Moonfleet (DVD Review)22 Nov, 2010 By: Mike Clark
Available via WBshop.com’s Warner Archive
Stars Stewart Granger, George Sanders, Joan Greenwood, Alan Napier, Viveca Lindfors, Jon Whiteley.
As one of the few color and even fewer widescreen movies that Fritz Lang directed in his 41-year career, this undeservedly obscure (in America) 1955 yarn about a lad who falls in with 18th-century pirates points up the disconnect in critical sensibilities from country to country.
In Europe and especially France, the picture has always been revered and got a DVD release in the French “Legendes du Cinema” series, which is a tip-off to the esteem in which it’s held. Stateside at MGM, trouble has always followed it around. Lang accused producer John Houseman of cutting the film in ways the director loathed, though it likely would have been a commercial flop anyway. This belated U.S. home release comes courtesy of controlling Warner’s on-demand unit (though once upon a million years ago, there was a laserdisc release).
As a child’s-eye-view of British coastal cutthroats, exotic women, saloon living, underground hideouts and personal loneliness, the result is naggingly affecting thanks in part to Miklos Rozsa’s score and an apposite turn by child co-lead Jon Whiteley. Though Whiteley’s most famous performance in a brief career came in a movie mostly forgotten today, the previous year’s The Little Kidnappers had won him a special Oscar shared with youthful co-star Vincent Winter (accepted for them, in absentia, by TV’s “Lassie” star Tommy Rettig). For a youngster, Whiteley had a grown-up face that suggests intelligence beyond his years — or at least to the pirate leader (Stewart Granger) to whom his ailing mother sends the lad for care and safekeeping. If only she knew — and she probably should, given a long-ago romantic dalliance that got the Granger character intentionally attacked by dogs belonging to her family. The kind of dogs that inflict scars of all kinds.

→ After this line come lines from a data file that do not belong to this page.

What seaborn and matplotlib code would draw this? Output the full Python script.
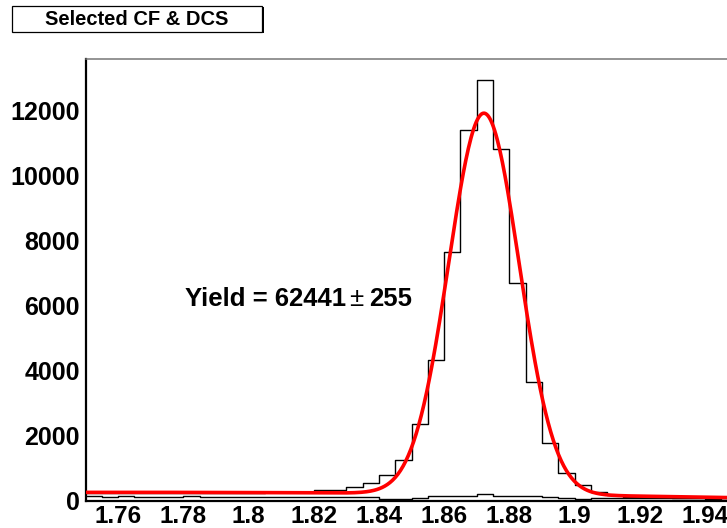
import numpy as np
import pandas as pd
import matplotlib
matplotlib.use("Agg")
import matplotlib.pyplot as plt
from matplotlib.patches import Rectangle
from matplotlib.ticker import FixedLocator, MultipleLocator
import seaborn as sns

# ---------------- data ----------------
x_min = 1.75
x_max = 1.95
bin_width = 0.005

# main histogram ("Selected CF & DCS"), one value per 0.005 bin from 1.75 to 1.95
main_counts = [230, 245, 240, 235, 240, 230, 235, 240, 230, 235,
               240, 265, 270, 275, 310, 335, 415, 545, 790, 1240,
               2360, 4330, 7640, 11400, 12930, 10820, 6700, 3650, 1770, 850,
               480, 270, 180, 120, 100, 95, 90, 90, 85, 80]

# low-level second histogram near the baseline
low_counts = [130, 120, 125, 120, 115, 120, 125, 115, 120, 110,
              115, 120, 110, 115, 110, 105, 100, 95, 60, 55,
              80, 150, 130, 150, 190, 150, 130, 150, 100, 70,
              60, 80, 75, 70, 75, 70, 65, 70, 60, 65]

# fit (gaussian signal + quadratic background) parameters
fit_mean = 1.8722
fit_sigma = 0.0108
fit_peak = 11720
bg_c0 = 250.0
bg_c1 = 114.6
bg_c2 = -4698.0

title_text = "Selected CF & DCS"
yield_value = 62441
yield_error = 255

x_major_ticks = [1.76, 1.78, 1.80, 1.82, 1.84, 1.86, 1.88, 1.90, 1.92, 1.94]
x_tick_labels = ["1.76", "1.78", "1.8", "1.82", "1.84", "1.86", "1.88", "1.9", "1.92", "1.94"]
y_major_ticks = [0, 2000, 4000, 6000, 8000, 10000, 12000]
y_tick_labels = ["0", "2000", "4000", "6000", "8000", "10000", "12000"]
y_max = 13580

# ---------------- plotting ----------------
sns.set_style("white")
plt.rcParams["font.family"] = ["Liberation Sans", "DejaVu Sans"]
plt.rcParams["font.weight"] = "bold"

W, H = 727, 528
fig = plt.figure(figsize=(W / 100, H / 100), dpi=100)
fig.patch.set_facecolor("white")

ax_left = 85.5 / W
ax_bottom = (H - 500.5) / H
ax_right = 737.6 / W
ax_top = (H - 59) / H
ax = fig.add_axes([ax_left, ax_bottom, ax_right - ax_left, ax_top - ax_bottom])

n_bins = len(main_counts)
centers = [x_min + (i + 0.5) * bin_width for i in range(n_bins)]
df = pd.DataFrame({"mass": centers, "main": main_counts, "low": low_counts})

sns.histplot(data=df, x="mass", weights="low", binwidth=bin_width,
             binrange=(x_min, x_max), element="step",
             fill=False, color="black", linewidth=1.0, ax=ax, zorder=2)
sns.histplot(data=df, x="mass", weights="main", binwidth=bin_width,
             binrange=(x_min, x_max), element="step",
             fill=False, color="black", linewidth=1.0, ax=ax, zorder=3)

fit_x = np.linspace(x_min, x_max, 500)
t = fit_x - x_min
fit_y = (fit_peak * np.exp(-0.5 * ((fit_x - fit_mean) / fit_sigma) ** 2)
         + bg_c0 + bg_c1 * t + bg_c2 * t ** 2)
sns.lineplot(x=fit_x, y=fit_y, color="#ff0000", linewidth=2.6, ax=ax, zorder=4)

ax.set_xlim(x_min, x_max)
ax.set_ylim(0, y_max)
ax.set_xlabel("")
ax.set_ylabel("")

ax.xaxis.set_major_locator(FixedLocator(x_major_ticks))
ax.set_xticklabels(x_tick_labels)
ax.xaxis.set_minor_locator(MultipleLocator(bin_width))
ax.yaxis.set_major_locator(FixedLocator(y_major_ticks))
ax.set_yticklabels(y_tick_labels)
ax.yaxis.set_minor_locator(MultipleLocator(500))

ax.tick_params(axis="x", which="major", direction="in", length=9.0, width=0.9,
               color="black", labelsize=17.5, pad=3)
ax.tick_params(axis="x", which="minor", direction="in", length=4.5, width=0.9,
               color="black")
ax.tick_params(axis="y", which="major", direction="in", length=13.5, width=0.9,
               color="black", labelsize=18, pad=4)
ax.tick_params(axis="y", which="minor", direction="in", length=7.0, width=0.9,
               color="black")
for lab in ax.get_xticklabels() + ax.get_yticklabels():
    lab.set_fontweight("bold")
    lab.set_color("black")

for side in ["left", "bottom"]:
    ax.spines[side].set_color("black")
    ax.spines[side].set_linewidth(1.6)
ax.spines["top"].set_color("#777777")
ax.spines["top"].set_linewidth(1.1)
ax.spines["right"].set_visible(False)

# yield annotation
t1 = ax.text(1.7806, 5990, f"Yield = {yield_value}", fontsize=18.5,
             fontweight="bold", ha="left", va="baseline", color="black")
t2 = ax.annotate("\u00b1", xy=(1, 0), xycoords=t1, xytext=(2, 0),
                 textcoords="offset points", fontsize=18.5, fontweight="normal",
                 ha="left", va="bottom", color="black")
t3 = ax.annotate(f"{yield_error}", xy=(1, 0), xycoords=t2, xytext=(4, 0),
                 textcoords="offset points", fontsize=18.5, fontweight="bold",
                 ha="left", va="bottom", color="black")

# title box with shadow
bx0, bx1 = 11.7, 262.0
by0, by1 = 5.7, 31.7
shadow = Rectangle(((bx0 + 1.5) / W, (H - by1 - 1.5) / H), (bx1 - bx0) / W,
                   (by1 - by0) / H, transform=fig.transFigure,
                   facecolor="black", edgecolor="none", zorder=5)
box = Rectangle((bx0 / W, (H - by1) / H), (bx1 - bx0) / W, (by1 - by0) / H,
                transform=fig.transFigure, facecolor="white",
                edgecolor="black", linewidth=0.9, zorder=6)
fig.add_artist(shadow)
fig.add_artist(box)
fig.text((bx0 + bx1) / 2 / W, (H - 25.0) / H, title_text, fontsize=14.5,
         fontweight="bold", ha="center", va="baseline", color="black", zorder=7)

fig.savefig("out.png", dpi=100, facecolor="white")
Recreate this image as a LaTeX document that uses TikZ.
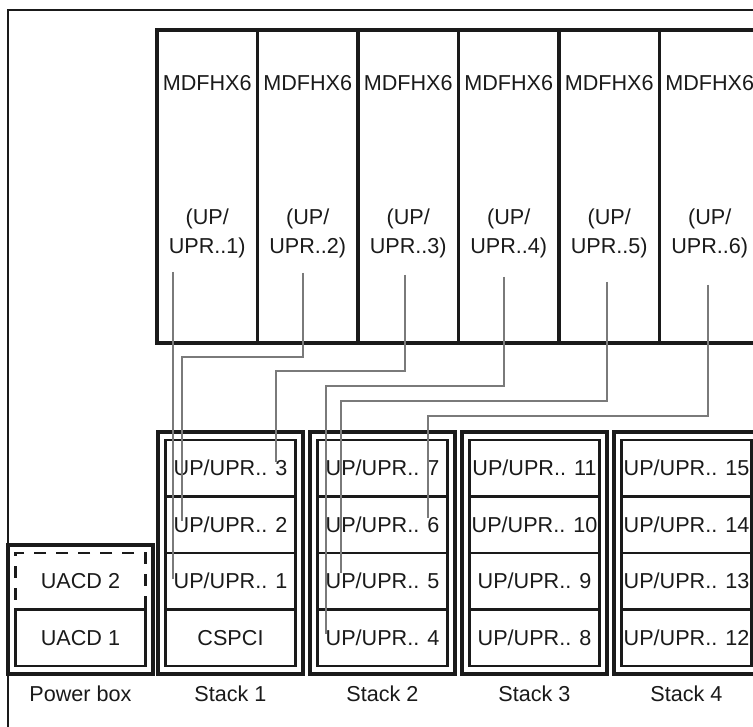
\documentclass[tikz,border=0pt]{standalone}
\usepackage{fontspec}
\setmainfont{Liberation Sans}
\usetikzlibrary{positioning}
\definecolor{ink}{HTML}{1A1A1A}
\definecolor{wire}{HTML}{7A7A7A}

\begin{document}
\begin{tikzpicture}[x=0.75pt, y=-0.75pt,
    every node/.style={font=\fontsize{16.2}{18}\selectfont, text=ink, align=center, inner sep=0pt},
    frame/.style={draw=ink, line width=1.6pt},
    mdcol/.style={draw=ink, line width=2.6pt, minimum width=75.4pt, minimum height=234.8pt},
    mdlbl/.style={font=\fontsize{16.2}{21.75}\selectfont},
    rack/.style={draw=ink, line width=2.7pt, minimum width=108.75pt},
    cell/.style={draw=ink, line width=1.7pt, minimum width=97.5pt, minimum height=42.4pt},
    spare/.style={cell, dash pattern=on 9pt off 7.5pt},
    wire/.style={draw=wire, line width=1pt}
  ]

  % ---- cadre general (coupe a droite et en bas) ----
  \path[use as bounding box, clip] (0,0) rectangle (753,727);
  \fill[white] (0,0) rectangle (753,727);
  \draw[frame] (8,10) rectangle (790,760);

  % ---- baie MDFHX6 ----
  \node[mdcol] (md1) at (207.25,186.5) {};
  \node[mdcol] (md2) at (307.75,186.5) {};
  \node[mdcol] (md3) at (408.25,186.5) {};
  \node[mdcol] (md4) at (508.75,186.5) {};
  \node[mdcol] (md5) at (609.25,186.5) {};
  \node[mdcol] (md6) at (709.75,186.5) {};

  \node (mdt1) at (207.25,83) {MDFHX6};
  \node (mdt2) at (307.75,83) {MDFHX6};
  \node (mdt3) at (408.25,83) {MDFHX6};
  \node (mdt4) at (508.75,83) {MDFHX6};
  \node (mdt5) at (609.25,83) {MDFHX6};
  \node (mdt6) at (709.75,83) {MDFHX6};

  \node[mdlbl] (mdu1) at (207.25,233) {(UP/\\UPR..1)};
  \node[mdlbl] (mdu2) at (307.75,233) {(UP/\\UPR..2)};
  \node[mdlbl] (mdu3) at (408.25,233) {(UP/\\UPR..3)};
  \node[mdlbl] (mdu4) at (508.75,233) {(UP/\\UPR..4)};
  \node[mdlbl] (mdu5) at (609.25,233) {(UP/\\UPR..5)};
  \node[mdlbl] (mdu6) at (709.75,233) {(UP/\\UPR..6)};

  % ---- boitier d'alimentation ----
  \node[rack, minimum height=96.75pt] (pbox) at (80.5,609.5) {};
  \node[spare] (uacd2) at (80.5,581.25) {UACD 2};
  \node[cell]  (uacd1) at (80.5,637.75) {UACD 1};

  % ---- piles de cartes ----
  \node[rack, minimum height=181.5pt] (stack1) at (230.5,553) {};
  \node[cell] (s1d) at (230.5,468.25) {UP/UPR.. 3};
  \node[cell] (s1c) at (230.5,524.75) {UP/UPR.. 2};
  \node[cell] (s1b) at (230.5,581.25) {UP/UPR.. 1};
  \node[cell] (s1a) at (230.5,637.75) {CSPCI};

  \node[rack, minimum height=181.5pt] (stack2) at (382.5,553) {};
  \node[cell] (s2d) at (382.5,468.25) {UP/UPR.. 7};
  \node[cell] (s2c) at (382.5,524.75) {UP/UPR.. 6};
  \node[cell] (s2b) at (382.5,581.25) {UP/UPR.. 5};
  \node[cell] (s2a) at (382.5,637.75) {UP/UPR.. 4};

  \node[rack, minimum height=181.5pt] (stack3) at (534.5,553) {};
  \node[cell] (s3d) at (534.5,468.25) {UP/UPR.. 11};
  \node[cell] (s3c) at (534.5,524.75) {UP/UPR.. 10};
  \node[cell] (s3b) at (534.5,581.25) {UP/UPR.. 9};
  \node[cell] (s3a) at (534.5,637.75) {UP/UPR.. 8};

  \node[rack, minimum height=181.5pt] (stack4) at (686.5,553) {};
  \node[cell] (s4d) at (686.5,468.25) {UP/UPR.. 15};
  \node[cell] (s4c) at (686.5,524.75) {UP/UPR.. 14};
  \node[cell] (s4b) at (686.5,581.25) {UP/UPR.. 13};
  \node[cell] (s4a) at (686.5,637.75) {UP/UPR.. 12};

  \node[below=7pt of pbox]   (pboxlbl) {Power box};
  \node[below=7pt of stack1] (st1lbl)  {Stack 1};
  \node[below=7pt of stack2] (st2lbl)  {Stack 2};
  \node[below=7pt of stack3] (st3lbl)  {Stack 3};
  \node[below=7pt of stack4] (st4lbl)  {Stack 4};

  % ---- cablage UP/UPR vers les cartes ----
  \coordinate (u1) at (173,272); \coordinate (d1) at (173,579);
  \coordinate (u2) at (303,273); \coordinate (d2) at (182,521);
  \coordinate (u3) at (405,275); \coordinate (d3) at (276,462);
  \coordinate (u4) at (504,277); \coordinate (d4) at (326,634);
  \coordinate (u5) at (607,282); \coordinate (d5) at (341,573);
  \coordinate (u6) at (708,285); \coordinate (d6) at (428,518);

  \draw[wire] (u1) -- (d1);
  \draw[wire] (u2) -- ++(0,84)  -| (d2);
  \draw[wire] (u3) -- ++(0,96)  -| (d3);
  \draw[wire] (u4) -- ++(0,109) -| (d4);
  \draw[wire] (u5) -- ++(0,119) -| (d5);
  \draw[wire] (u6) -- ++(0,131) -| (d6);

\end{tikzpicture}
\end{document}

Take away High Society, Raintree County and not too many others, and you can watch most MGM movies from the 1950s with obvious evidence of tightened wallets. And yet according to Patrick McGilligan’s exemplary Lang bio The Nature of the Beast, this picture had the largest budget of the M/Metropolis director’s American movies, which began with MGM’s classic Fury in 1936 (this picture marked Lang’s first return to the studio). The exteriors are frequently dark and often transparently shot on a set, while the Eastman Color MGM too frequently used in those days was a synonym for mud. And yet Rozsa and the production design contribute heavily to a consistently eerie mood, and the interiors prove that Lang knew how to make a costume picture. More than most actors of the day Granger knew how to wear well-tailored duds (he’d played the lead in Beau Brummell just the year before). And George Sanders (as a so-called lord so slimy that he uses his wife as Granger bait) was the kind of actor who could look natural, or at least not foolish, wearing one those wigs the well-dressed male might have donned in 1757.
The movie runs just 86 minutes — a case of slightly choppy continuity engaging in a trade-off with reasonably brisk pacing. In any event, the picture seems to pick up steam as it goes: Whitely has to be lowered into a well (inside a bucket, no less), and there’s an exciting carriage scene that seals several fates involving characters played by three of the top-billed actors. This sets up a capper that I’ve always found moving — a scene I suspect is more than a little responsible for the movie’s cult. At the time, though, the New York Times’ Bosley Crowther gave Moonfleet another of his standard clueless drubbings (he’d recently panned East of Eden as well), and the film didn’t even rate an engagement at one of the downtown movie palaces in my hometown. Ultimately, it took Jean-Luc Godard and other French critics to put it on the map. Nothing new about that.